Ve evet, yemek bloglarina bakma yasagi getirecegim kendime, olmuyor boyle, hep acim, hep acim.

 
06 Temmuz, 2005 13:20, Blogger Koyubeyaz boyle dedi...

Ben 1.5 sene once evlenmeye ramak kalmis oldugu halde hala ev bulamamis biri olarak evlerin verilen bilgilerin uzaktan yakindan ilgisi olmucak sekilde oldugunu zorda olsa kavramistim.
Umit iste insan her seferinde belki bu iyidir diye gidiyor.

Hele bir tanesi vardiki hala onu hatirlar guleriz Toca ile. Adam merkezi bir yer soyleyip iste soyle boyle diyerek konustu telefonda. Biz gittik emlakciya ev hakikaten dedigi yerde idi, once sasirdik ama sonra anladik ki o anlattigi evin sadece yeri dogru, digerleri facia gibiymis.

Salon duvarlarini sagdan sola carpraz bolup iki renk uygulamasi yapan (abartmiyorum gercektir), mutfak dolaplari yerine plastik sebze sepetleri asan, tuvalete ulasmak icin banyoya acilan kapidan iceri grip tekrar ayri bir kapi ile klozete ulasabilen, koridor duvarinin delinip (dekore edilmis!!) salona pencere acilmasi gibi abuk sabuk seylerin var odlugu bir ev gezmistik. Ben eve geldigimde bir ton aglayip ev bulamayacagimi dusunmustum.
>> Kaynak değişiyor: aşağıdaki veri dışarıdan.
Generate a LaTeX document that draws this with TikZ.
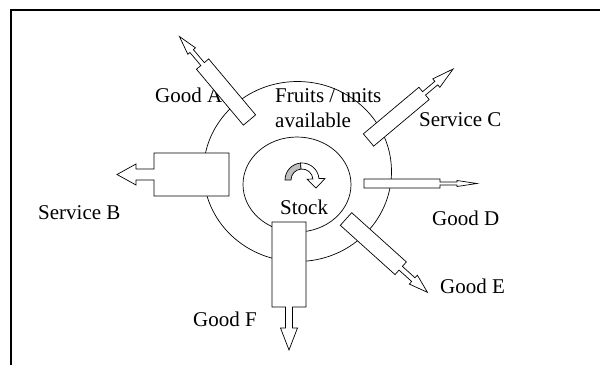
\documentclass[tikz,border=0pt]{standalone}
\usepackage{fontspec}
\setmainfont{Liberation Serif}
\tikzset{
  lbl/.style={anchor=base west, inner sep=0pt, font=\fontsize{21}{25.5}\selectfont},
  outl/.style={draw, line width=0.7pt},
  blk/.style={draw, fill=white, line width=0.7pt, line join=miter},
  frame/.style={draw, line width=1.3pt},
}
% back-end centre x, y, angle, body length, body width, shaft length, shaft width, head length, head width
\newcommand\blockarr[9]{%
\begin{scope}[shift={(#1,#2)},rotate=#3]
\draw[blk] (0,{-#5/2}) -- (#4,{-#5/2}) -- (#4,{-#7/2}) -- ({#4+#6},{-#7/2}) -- ({#4+#6},{-#9/2}) -- ({#4+#6+#8},0) -- ({#4+#6},{#9/2}) -- ({#4+#6},{#7/2}) -- (#4,{#7/2}) -- (#4,{#5/2}) -- (0,{#5/2}) -- cycle;
\end{scope}}
\begin{document}
\begin{tikzpicture}[x=1pt,y=-1pt]
\useasboundingbox (0,0) rectangle (600,365);
\draw[frame] (11,365) -- (11,10) -- (600,10);
% circles
\draw[outl] (297.5,171.5) ellipse [x radius=94, y radius=90];
\draw[outl] (297,184.5) ellipse [x radius=54, y radius=47.5];
% labels
\node[lbl] (goodA) at (155,102) {Good A};
\node[lbl] (fruits) at (275,102) {\vtop{\hbox{Fruits / units}\hbox{available}}};
\node[lbl] (servC) at (419,126) {Service C};
\node[lbl] (servB) at (38,219) {Service B};
\node[lbl] (goodD) at (432,225) {Good D};
\node[lbl] (goodE) at (440,293) {Good E};
\node[lbl] (goodF) at (193,326) {Good F};
\node[lbl] (stock) at (280,214) {Stock};
% block arrows
\blockarr{289}{222}{-90}{85}{34}{21}{7}{22}{17}
\blockarr{229}{174.5}{180}{75}{43}{18}{11}{19}{21}
\blockarr{249.5}{120}{130}{73}{16}{17}{4.5}{19}{10}
\blockarr{368.5}{140}{40}{72.5}{16}{16}{4.5}{22}{11}
\blockarr{364}{183.5}{0}{76}{9}{17}{3}{20}{6}
\blockarr{346}{219}{-42}{73.6}{17}{17}{5}{19}{12}
% centre circular arrow
\draw[outl, fill=black!25] (285,180) arc[start angle=180, end angle=265, radius=17]
  -- (301.04,169.04) arc[start angle=265, end angle=180, radius=11] -- cycle;
\draw[outl, fill=white, line join=miter] (300.52,163.06) arc[start angle=265, end angle=355, radius=17]
  -- (325,178.6) -- (316,188) -- (307,179.2) -- (312.96,179.04)
  arc[start angle=355, end angle=265, radius=11] -- cycle;
\end{tikzpicture}
\end{document}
Kabus bitti cok sukur.

Ve bu arada Deniz siz evemi donuyorsunuz?

 
06 Temmuz, 2005 16:41, Blogger YesilErik boyle dedi...

Ben de onu diyecektim, donus yolu mu gozuktu?

 
06 Temmuz, 2005 18:36, Blogger şugibi boyle dedi...

yeni evlenecek iki arkadaşımız ev ararken hiç ama hiç güneş almayan bir ev için emlakçı "boşverin güneşi ne yapacaksınız, sabah gidip akşam geliyorsunuz zaten" demişti. biz kediyle hiç ev aramadık. ilk baktığımız ev şu anda oturduğumuzdu. emlakçıya siz bu evi geniş bi aileye gösterin, biz iki kişiyiz diyip çıkmıştım. başke ev bakmaya fırsat olmadan kirada indirim yaptılar (kedinin yüzüne bakan hipnotize oluyor, ev sahibimizin dediğine göre kedi o kadar güzel istemiş ki indirimi, hayır diyememiş) biz de tutmak zorunda kaldık.

not: çabuk gelin.

 
06 Temmuz, 2005 20:07, Blogger Deniz boyle dedi...

Ay yalnis anlasilma olmus burada sanirim, biz donmuyoruz. (Yani en azindan henuz) Marta kadar buradayiz daha, baktigimiz ev bizim icin degil:)

 
07 Temmuz, 2005 08:29, Blogger Koyubeyaz boyle dedi...

Yapma simdi Deniz.... Ne guzel buzluktaki enginarlari bile secmistim bunlar Denize yapilacak diye... :((( Neyse Marta kadar buzluktalar demektir bu, o enginarlari kimseye vermem.